Though plenty of gestures here point toward the impossibility of connecting the two scenes, including the way “one leg cut off” summons an image of dismemberment before “by the photo” arrives on the other side of the break, those moves feel too easily managed to embody the distances Metres means to cross. It’s in the poems where he is least visible that the asking turns profound.

The book’s title, Sand Opera, is an erasure of the phrase “Standard Operating Procedure,” an attempt to scratch poetry from the routinizing of gruesome acts (and to use the tools of government cover-up in the service of exposure). According to an interview with the Vatican’s official radio station, “the book began as a Lenten practice, in which Metres read and meditated on torture testimonies from Abu Ghraib prison.” Metres told the interviewer that “the torture itself echoes for me … the great pains that Jesus endured and His death.”

There’s a worrying irony in approaching the torment of (mostly) Muslims in Christian terms. But as Metres suggests, his religion is here as practice more than doctrine, a form of devotion that calls him beyond himself. In the book’s first section, “abu ghraib arias,” redaction cuts two ways: It applies a tool the government has used to hide the suffering of prisoners and registers the power and reality of the prisoners’ voices, which strike against their abrupt termination with stunning force. Surrounding that, somehow, a profound and terrible calm presides, a slowly coalescing image of Metres’ devotion in arranging these words. The prisoners’ testimony gets harder to ignore because it is so audibly obscured and so patiently arranged, as are the other sources, including the Book of Genesis, which waver between embracing these voices and repeating the authority that wipes them away:

There are plenty of other voices, too, including those of the people responsible for the torture. Metres subjects many of them to erasure as well:

they removed their hands
……………………………………
………….I watched as the night
……the rest of them

These omissions imply a missing accountability, the unvoiceable black rectangles reenacting violence.

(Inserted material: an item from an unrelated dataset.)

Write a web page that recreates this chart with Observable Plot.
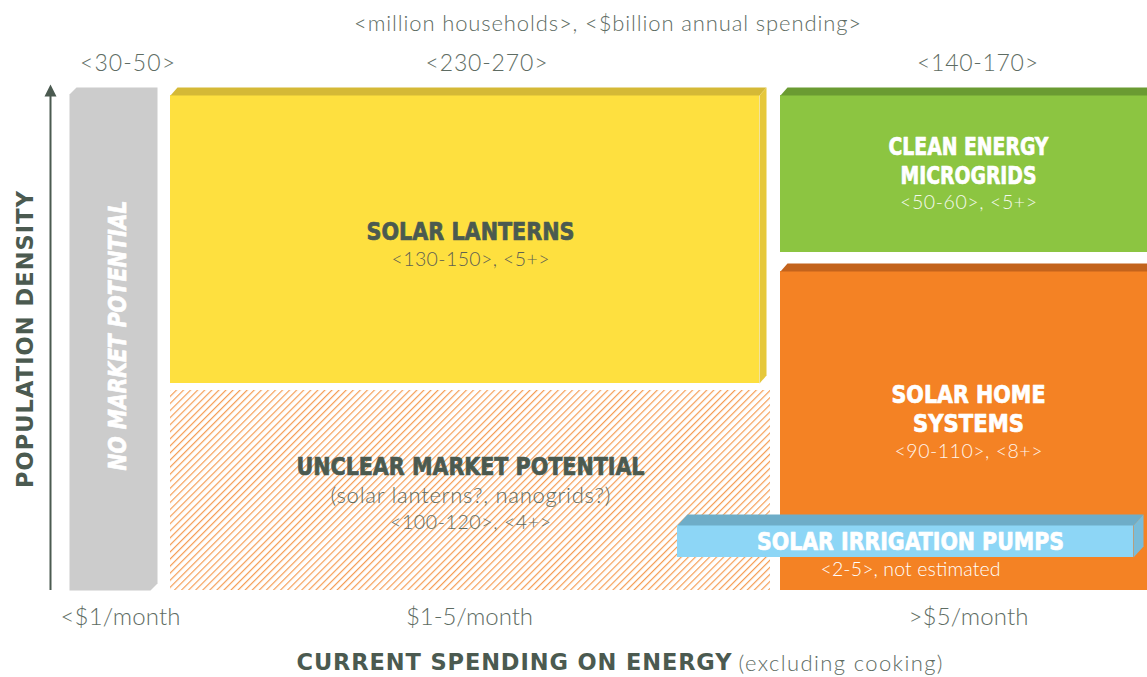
<!DOCTYPE html>
<html>
<head>
<meta charset="utf-8">
<script src="https://cdn.jsdelivr.net/npm/d3@7"></script>
<script src="https://cdn.jsdelivr.net/npm/@observablehq/plot@0.6"></script>
<style>
  html, body { margin: 0; padding: 0; background: #fff; }
  #chart svg { display: block; }
</style>
</head>
<body>
<div id="chart"></div>
<script>
// ---- data ----
const axisTitle = "<million households>, <$billion annual spending>";
const columnLabels = ["<30-50>", "<230-270>", "<140-170>"];
const spendingLabels = ["<$1/month", "$1-5/month", ">$5/month"];
const segmentNames = ["NO MARKET POTENTIAL", "SOLAR LANTERNS", "UNCLEAR MARKET POTENTIAL", "CLEAN ENERGY|MICROGRIDS", "SOLAR HOME|SYSTEMS", "SOLAR IRRIGATION PUMPS"];
const segmentValues = ["", "<130-150>, <5+>", "<100-120>, <4+>", "<50-60>, <5+>", "<90-110>, <8+>", "<2-5>, not estimated"];
// segment extents in diagram units (spending across, density up-down)
const segX1 = [69, 170, 170, 780, 780, 677];
const segX2 = [157, 759, 770, 1147, 1147, 1133];
const segY1 = [87, 95, 390, 95, 271, 525];
const segY2 = [590, 383, 590, 252, 590, 557];

// ---- styles ----
const W = 1147, H = 677;
const dark = "#4b5a50", mid = "#5e6c63";
const cond = '"Liberation Sans Narrow", "DejaVu Sans Condensed", "Roboto Condensed", Arial, sans-serif';
const light = 'Lato, "Open Sans", sans-serif';
const boldSans = '"DejaVu Sans", "Open Sans", sans-serif';
const faceColors = ["#cccccc", "#fee03f", "url(#hatch)", "#8cc541", "#f48224", "#8dd6f6"];
const topColors = [null, "#d5b936", null, "#6a9b32", "#c3631c", "#6eadc8"];
const sideColors = [null, "#e6c83b", null, null, null, "#79bcd9"];
const bevel = [0, [7, 8], 0, [7, 8], [7, 8], [10, 11]];
// rendered widths to fit the reference typography
const fitWidth = {
  [axisTitle]: 507, "<30-50>": 95, "<230-270>": 122, "<140-170>": 121,
  "<$1/month": 120, "$1-5/month": 127, ">$5/month": 120,
  "CURRENT SPENDING ON ENERGY": 435, "(excluding cooking)": 204, "POPULATION DENSITY": 297,
  "<130-150>, <5+>": 158, "<100-120>, <4+>": 161, "<50-60>, <5+>": 137, "<90-110>, <8+>": 148,
  "<2-5>, not estimated": 180, "(solar lanterns?, nanogrids?)": 280,
  "SOLAR LANTERNS": 208, "UNCLEAR MARKET POTENTIAL": 348, "CLEAN ENERGY": 160, "MICROGRIDS": 136,
  "SOLAR HOME": 154, "SYSTEMS": 111, "SOLAR IRRIGATION PUMPS": 307, "NO MARKET POTENTIAL": 270
};
const condensedTitles = new Set(segmentNames.flatMap(n => n.split("|")));

const segs = segmentNames.map((name, i) => ({name, value: segmentValues[i], x1: segX1[i], x2: segX2[i], y1: segY1[i], y2: segY2[i], i}));

const marks = [];
// hatch pattern defs
marks.push(() => {
  const defs = d3.create("svg:defs");
  const p = defs.append("pattern").attr("id", "hatch").attr("patternUnits", "userSpaceOnUse")
    .attr("width", 5).attr("height", 5).attr("patternTransform", "rotate(45)");
  p.append("line").attr("x1", 0.6).attr("y1", 0).attr("x2", 0.6).attr("y2", 5)
    .attr("stroke", "#f59d55").attr("stroke-width", 1.2);
  return defs.node();
});

const poly = (pts, fill) => Plot.line(pts, {x: d => d[0], y: d => d[1], fill, stroke: "none", curve: "linear-closed"});
function box(s, i) {
  marks.push(Plot.rect([s], {x1: "x1", x2: "x2", y1: "y1", y2: "y2", fill: faceColors[i]}));
  if (bevel[i]) {
    const [dx, dy] = bevel[i];
    marks.push(poly([[s.x1, s.y1], [s.x1 + dx, s.y1 - dy], [s.x2 + dx, s.y1 - dy], [s.x2, s.y1]], topColors[i]));
    if (sideColors[i]) marks.push(poly([[s.x2, s.y1], [s.x2 + dx, s.y1 - dy], [s.x2 + dx, s.y2 - dy], [s.x2, s.y2]], sideColors[i]));
  }
}
segs.forEach((s, i) => {
  if (i === 0) {
    const c = 7; // chamfered gray bar
    marks.push(poly([[s.x1, s.y1 + c], [s.x1 + c, s.y1], [s.x2, s.y1], [s.x2, s.y2 - c], [s.x2 - c, s.y2], [s.x1, s.y2]], faceColors[0]));
  } else if (i !== 5) box(s, i);
});
box(segs[5], 5); // pumps drawn on top

// y-axis arrow
marks.push(Plot.ruleX([50], {y1: 590, y2: 94, stroke: dark, strokeWidth: 2}));
marks.push(poly([[44, 96], [50, 84], [56, 96]], dark));

// top titles
marks.push(Plot.text([axisTitle], {x: 607, y: 23, text: d => d, fontFamily: light, fontWeight: 300, fontSize: 22, fill: mid}));
const colX = [127, 486, 977];
marks.push(Plot.text(columnLabels, {x: (d, i) => colX[i], y: 63, text: d => d, fontFamily: light, fontWeight: 300, fontSize: 23, fill: mid}));
// bottom labels
const spX = [120, 469, 968];
marks.push(Plot.text(spendingLabels, {x: (d, i) => spX[i], y: 617, text: d => d, fontFamily: light, fontWeight: 300, fontSize: 24, fill: mid}));
marks.push(Plot.text(["CURRENT SPENDING ON ENERGY"], {x: 731, y: 662, text: d => d, textAnchor: "end", fontFamily: boldSans, fontWeight: "bold", fontSize: 22.5, fill: dark}));
marks.push(Plot.text(["(excluding cooking)"], {x: 738, y: 663, text: d => d, textAnchor: "start", fontFamily: light, fontWeight: 300, fontSize: 22, fill: mid}));
marks.push(Plot.text(["POPULATION DENSITY"], {x: 25, y: 339, text: d => d, rotate: -90, fontFamily: boldSans, fontWeight: "bold", fontSize: 22.5, fill: dark}));

// segment labels
const titleY = [335, 231, 466, 146, 394, 541];
const valueY = [0, 259, 522, 202, 451, 569];
const titleFill = ["#ffffff", dark, dark, "#ffffff", "#ffffff", "#ffffff"];
const valueFill = ["#ffffff", "#5f6152", mid, "#f4f9ee", "#fff4ec", "#ffffff"];
const tx = [117, 470, 470, 968, 968, 910];
segs.forEach((s, i) => {
  s.name.split("|").forEach((ln, k) => {
    marks.push(Plot.text([ln], {x: tx[i], y: titleY[i] + k * 29, text: d => d, rotate: i === 0 ? -90 : 0,
      fontFamily: cond, fontWeight: "bold", fontStyle: i === 0 ? "italic" : "normal", fontSize: 25,
      fill: titleFill[i], stroke: titleFill[i], strokeWidth: 0.7}));
  });
  if (s.value) {
    marks.push(Plot.text([s.value], {x: tx[i], y: valueY[i], text: d => d, fontFamily: light, fontWeight: 300, fontSize: 19.5, fill: valueFill[i]}));
  }
});
marks.push(Plot.text(["(solar lanterns?, nanogrids?)"], {x: 470, y: 495, text: d => d, fontFamily: light, fontWeight: 300, fontSize: 22, fill: mid}));

const chart = Plot.plot({
  width: W, height: H,
  margin: 0,
  x: {domain: [0, W], range: [0, W], axis: null},
  y: {domain: [0, H], range: [0, H], axis: null},
  marks
});
document.getElementById("chart").appendChild(chart);

// fit text widths to the reference typography
d3.select(chart).selectAll("text").each(function () {
  const t = this.textContent;
  if (fitWidth[t]) {
    d3.select(this).attr("textLength", fitWidth[t])
      .attr("lengthAdjust", condensedTitles.has(t) ? "spacingAndGlyphs" : "spacing");
  }
});
</script>
</body>
</html>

More voices keep coming—as do a variety of visual forms: transparent pages laid over other pages, maps of torture cells. At times the book sprawls, and often such sprawling feels essential, as does the strangeness of it, the book’s partial speakers estranged from our usual ways of making sense. Sometimes they stretch toward a terrifying dignity (“until I was / laid upon                 the altar”) before collapsing back into horrifying pain (“the stick that he always carries inside / me”). Sometimes they are shredded, like the martyred body of St. Bartholomew, of which Metres writes in Sand Opera’s first poem,

scissored out hymn / & if
the body’s flayed & displayed

in human palms / & human skin
scrolled open / the body still dances

Author Claudia Emerson.
Author Claudia Emerson.

Photo courtesy Kent Ippolito

Reading these poems alongside Emerson’s, I often wondered what would happen if you swapped the two poets’ styles. Could an approach like Emerson’s record the rendings our apparently seamless American lives involve? Could Metres’ disruptions and distortions do justice to the hard-won continuity of Emerson’s beautiful mind?

One of Emerson’s poems, a dramatic monologue spoken by the widow of a once-famous Sicilian embalmer, Alfredo Salafia, ends with a recollection of pressed wildflowers:

not the stuff of memory unless 
I write the hour we sat on a bench of stone, 
parrots making green screaming ribbons of the air 
above us; I wanted something to remember it by, 
some small memento I recall hesitating 
to take from its one afternoon of pollen 
and bees—color its one remaining trueness, 
shape collapsed, thinned as paper—this preserve 
a worse kind of withering, perhaps, and yet 
you see how I again have turned to it
for its very failure to compare.

That “failure to compare”—coupled with a passionate, persistent, clear-eyed refusal to be satisfied with it—may be art’s best answer to our own and others’ vulnerability. It feels inadequate in the face of the death of one poet, much less the torture of thousands. But perhaps that’s the point.

The Opposite House by Claudia Emerson. Louisiana State University Press.

Sand Opera by Philip Metres. Alice James Books.